Année après année, rapport après rapport, la profession s’était habituée à devoir répondre aux attaques incessantes des financiers de la santé. J’entends par là les chantres toujours bien intentionnés de la concurrence, les théoriciens du capital libre, les zélateurs de la dérégulation. Ceux dont les écrits parsèment ces dernières décennies, depuis le rapport Rueff-Armand, en passant par la commission Attali ou, aujourd’hui, l’Inspection générale des finances. Je ne reviendrai pas sur la médiocrité des données chiffrées qui nous sont opposées par les services de Bercy, ni même sur ses propositions, si peu originales qu’elles ont presque soixante ans. Je ne voudrais parler ici que des choix de société qu’elles supposeraient si elles étaient mises en application.

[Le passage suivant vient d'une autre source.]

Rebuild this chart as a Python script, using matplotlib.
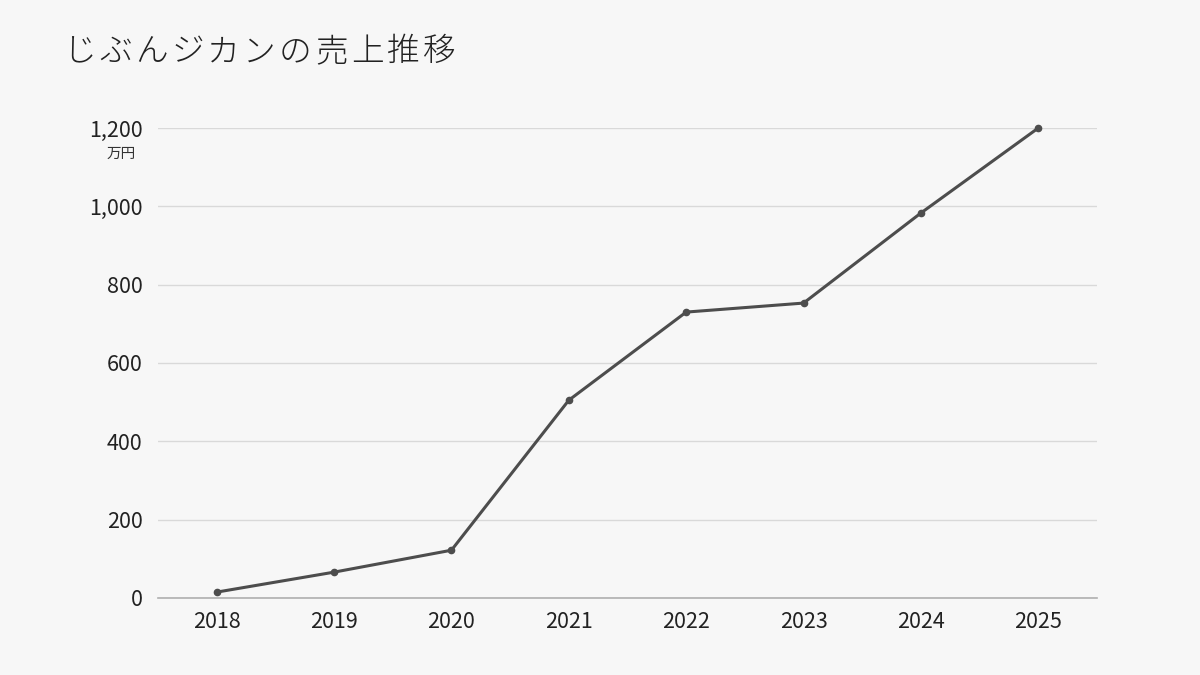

« Les pharmaciens ne cèderont pas au dogme du libéralisme à tout prix. »
La liberté des uns s’arrête où commence celle des autres, dit l’adage. La mondialisation nous a appris qu’il n’en va pas de même avec les capitaux, dont la mobilité ne connaît pas les frontières. Imaginez un instant, une fois le capital des officines ouvert au profit de certains opportunistes, des chaînes de pharmacies tenues par des fonds d’investissement dont les dividendes s’évaporeront à l’étranger. En totale contradiction avec la volonté de croissance nationale voulue par le gouvernement. Imaginez, une fois l’installation des officines dérégulée, des villes où seront créés de trop nombreux points de vente et des zones rurales où les déserts pharmaceutiques s’ajouteront aux déserts médicaux. Imaginez, enfin, du paracétamol en grande surface à prix coûtant, « délivré » par des docteurs en pharmacie tenus de faire du chiffre sur ce qui ne sera plus que des produits parmi d’autres. L’imaginez-vous ? Moi, je m’y refuse. Les pharmaciens, une profession réglementée et fière de l’être, ne cèderont pas au dogme du libéralisme à tout prix.
Dans le domaine de la santé – où le prix et la valeur des choses sont distincts, où l’effort et la dépense sont collectifs –, le pouvoir d’achat n’apporte rien. Vouloir mettre en péril un réseau de 22 600 pharmacies pour un hypothétique gain de moins de 1 euro par Français et par mois sur de l’OTC ne tient pas économiquement. Et c’est un non-sens sanitaire. Les très nombreuses actions que vous avez déjà menées en régions ou sur les réseaux sociaux – en attendant le mouvement du 30 septembre – sont le témoignage qu’au-delà de nos différences tous les pharmaciens se retrouvent sur l’essentiel. Et l’essentiel se résume en quelques mots : nos patients ont besoin de la protection que leur offre la profession grâce aux trois piliers que sont le monopole, la loi de répartition et le capital réservé aux pharmaciens d’officine, garantie de l’indépendance des professionnels de santé que nous sommes. Tout le reste est superflu.